Dans ce contexte, je préférerais la notion d’artisan. Ce professionnel, riche de son savoir-faire et de son expérience, conçoit en permanence, puis réalise avec sa petite équipe chacun de ses projets, jusqu’à leur achèvement. Dans certains cas, cette notion se rapproche de celle de l’artiste qui joue essentiellement sur l’émotion mais quelque- fois sur la provocation gratuite.
Lumières – Vous refusez de répondre aux appels d’offres. Pourquoi ?
J-F. A. – Nous ne refusons pas d’y répondre lorsque c’est justifié, mais nous évitons d’y répondre pour gagner du temps et ne pas devoir nous expliquer devant des gens qui ne reconnaissent pas notre métier et nous affirment que nous manquons de références ou que notre méthodologie n’est pas la bonne. Par délicatesse, je ne donnerai pas de noms ! De plus, la « loi MOP » (5), relative à la maîtrise d’ouvrage publique et ses rapports avec la maîtrise d’œuvre privée a desservi le développement des spectacles son et lumière puisque les deniers publics n’ont plus été attribués aux artistes. Nous vendons du « bon sens » à ceux qui sont attachés à cette valeur. Pour notre type d’activité, la procédure de l’appel d’offre manque, quant à elle, de « bon sens ». C’est pourquoi nous n’y répondons pas ! Il y a de nombreuses autres possibilités légales, moins coûteuses et plus efficaces que les appels d’offres pour monter une création artistique ou un son et lumière.
// Propos recueillis par Jacques Darmon
(2) En 2002, ECA2 a rejoint le groupe Publicis Events Worldwide.
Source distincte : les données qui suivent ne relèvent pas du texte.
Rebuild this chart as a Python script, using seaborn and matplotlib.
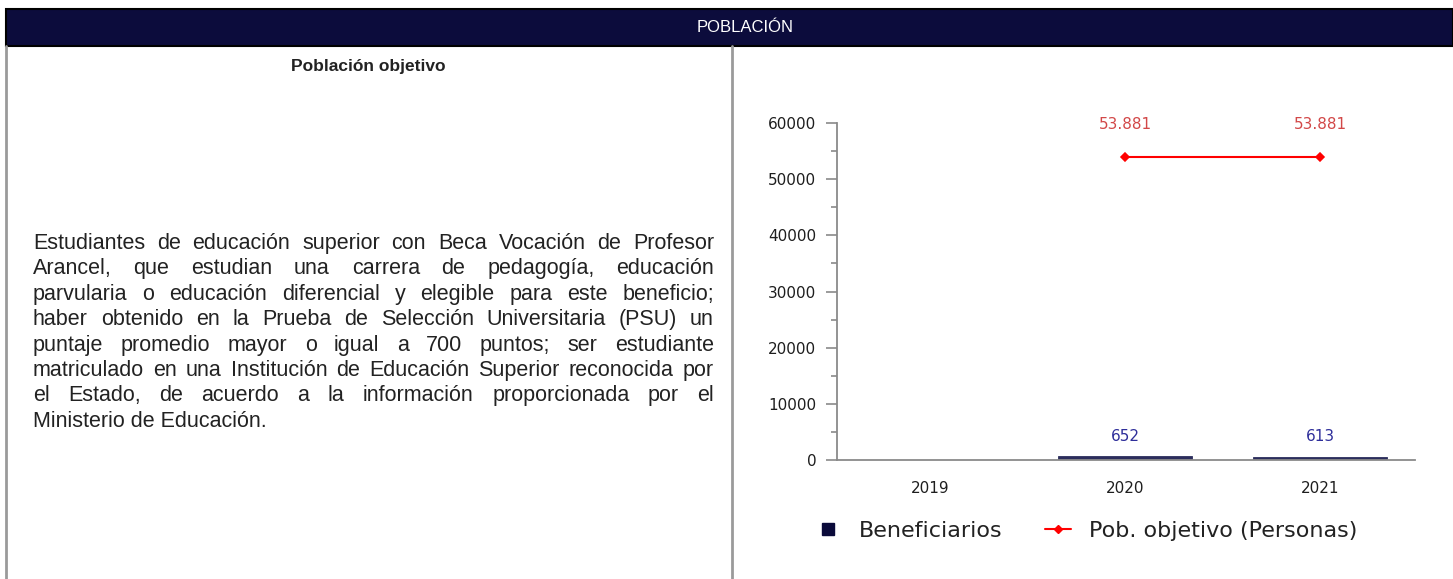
import matplotlib
matplotlib.use("Agg")
import matplotlib.pyplot as plt
import seaborn as sns
import pandas as pd
import numpy as np
from matplotlib.lines import Line2D
from matplotlib.patches import Rectangle
from matplotlib.ticker import MultipleLocator
from matplotlib.font_manager import FontProperties

# ---------------- data ----------------
years = ["2019", "2020", "2021"]
beneficiarios = [np.nan, 652, 613]
pob_objetivo = [np.nan, 53881, 53881]
y_ticks = [0, 10000, 20000, 30000, 40000, 50000, 60000]
legend_labels = ["Beneficiarios", "Pob. objetivo (Personas)"]
header_title = "POBLACIÓN"
panel_title = "Población objetivo"
body_lines = [
    "Estudiantes de educación superior con Beca Vocación de Profesor",
    "Arancel, que estudian una carrera de pedagogía, educación",
    "parvularia o educación diferencial y elegible para este beneficio;",
    "haber obtenido en la Prueba de Selección Universitaria (PSU) un",
    "puntaje promedio mayor o igual a 700 puntos; ser estudiante",
    "matriculado en una Institución de Educación Superior reconocida por",
    "el Estado, de acuerdo a la información proporcionada por el",
    "Ministerio de Educación.",
]

W, H = 1453, 579
sns.set_theme(style="white")
plt.rcParams["font.family"] = ["DejaVu Sans"]

fig = plt.figure(figsize=(W / 100, H / 100), dpi=100)


def fx(x):
    return x / W


def fy(y):
    return 1 - y / H


# ---------------- frame / header ----------------
fig.patches.append(Rectangle((fx(6), fy(46)), fx(W) - fx(6), (46 - 9) / H,
                             transform=fig.transFigure, facecolor="#0c0c3c",
                             edgecolor="#000000", lw=1.5, zorder=0))
for xline in (6, 732):
    fig.lines.append(Line2D([fx(xline), fx(xline)], [fy(46), fy(H)],
                            transform=fig.transFigure, color="#9a9a9a", lw=2))

arial = "Liberation Sans"
fig.text(fx(745), fy(28), header_title, color="white", ha="center", va="center",
         family=arial, fontsize=12)
fig.text(fx(368), fy(67), panel_title, color="#222222", ha="center", va="center",
         family=arial, fontsize=12.5, fontweight="bold")

# ---------------- justified body text ----------------
fp = FontProperties(family=arial, size=15.5)
renderer = fig.canvas.get_renderer()
x_left, x_right = 33, 714
base0, line_gap = 249, 25.4
for i, line in enumerate(body_lines):
    yb = base0 + i * line_gap
    words = line.split(" ")
    if i == len(body_lines) - 1 or len(words) == 1:
        fig.text(fx(x_left), fy(yb), line, fontproperties=fp, color="#222222",
                 ha="left", va="baseline")
        continue
    widths = [renderer.get_text_width_height_descent(w, fp, ismath=False)[0] for w in words]
    gap = (x_right - x_left - sum(widths)) / (len(words) - 1)
    x = x_left
    for w, wd in zip(words, widths):
        fig.text(fx(x), fy(yb), w, fontproperties=fp, color="#222222",
                 ha="left", va="baseline")
        x += wd + gap

# ---------------- chart ----------------
ax = fig.add_axes([fx(837), fy(460), (1415 - 837) / W, (460 - 123) / H])
df = pd.DataFrame({"year": years, "ben": beneficiarios, "pob": pob_objetivo})

sns.barplot(data=df, x="year", y="ben", color="#2b2d5c", saturation=1,
            width=0.69, ax=ax, errorbar=None, edgecolor="#2b2d5c", linewidth=0.6)
sns.pointplot(data=df, x="year", y="pob", color="#ff0000", markers="D",
              markersize=4, linewidth=1.5, errorbar=None, ax=ax)


def fmt(v):
    return f"{v:,.0f}".replace(",", ".")


for i, v in enumerate(beneficiarios):
    if not np.isnan(v):
        ax.annotate(fmt(v), (i, v), xytext=(0, 9), textcoords="offset points",
                    ha="center", va="bottom", color="#2e2e9a", fontsize=11)
for i, v in enumerate(pob_objetivo):
    if not np.isnan(v):
        ax.annotate(fmt(v), (i, v), xytext=(0, 23.5), textcoords="offset points",
                    ha="center", va="center", color="#d24848", fontsize=11)

ax.set_ylim(0, 60000)
ax.set_xlim(-0.477, 2.487)
ax.set_yticks(y_ticks)
ax.yaxis.set_minor_locator(MultipleLocator(5000))
ax.set_xlabel("")
ax.set_ylabel("")
sns.despine(ax=ax)
for s in ("left", "bottom"):
    ax.spines[s].set_color("#8a8a8a")
    ax.spines[s].set_linewidth(1.3)
ax.tick_params(axis="y", which="major", left=True, length=8, width=1.2,
               color="#8a8a8a", labelsize=11, labelcolor="#1e1e1e", pad=7)
ax.tick_params(axis="y", which="minor", left=True, length=4.5, width=1.2,
               color="#8a8a8a")
ax.tick_params(axis="x", which="both", bottom=False, length=0, labelsize=11,
               labelcolor="#1e1e1e", pad=15)
ax.set_facecolor("white")

handles = [
    Line2D([], [], marker="s", linestyle="None", markersize=9,
           markerfacecolor="#0a0a3a", markeredgecolor="#0a0a3a"),
    Line2D([], [], color="#ff0000", marker="D", markersize=4.5, lw=1.5),
]
fig.legend(handles, legend_labels, loc="center", bbox_to_anchor=(fx(1086), fy(531)),
           ncol=2, frameon=False, fontsize=16, handlelength=1.2,
           columnspacing=1.9, handletextpad=0.8, labelcolor="#222222")

fig.savefig("out.png", dpi=100, facecolor="white")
L’agence est dirigée, depuis 2008, par Christophe Canizares.
(3) Pierre Arnaud de Chassy-Poulay est le pseudonyme « radio » choisi par Pierre Arnaud.
(4) Une étrange lumière bleue, qui éteint les volontés des habitants, émise par la centrale hydraulique de Morzy-les-Gaillardes.
(5) Loi n° 85-704 du 12 juillet 1985 dont la dernière version a été « consolidée » le 9 décembre 2010.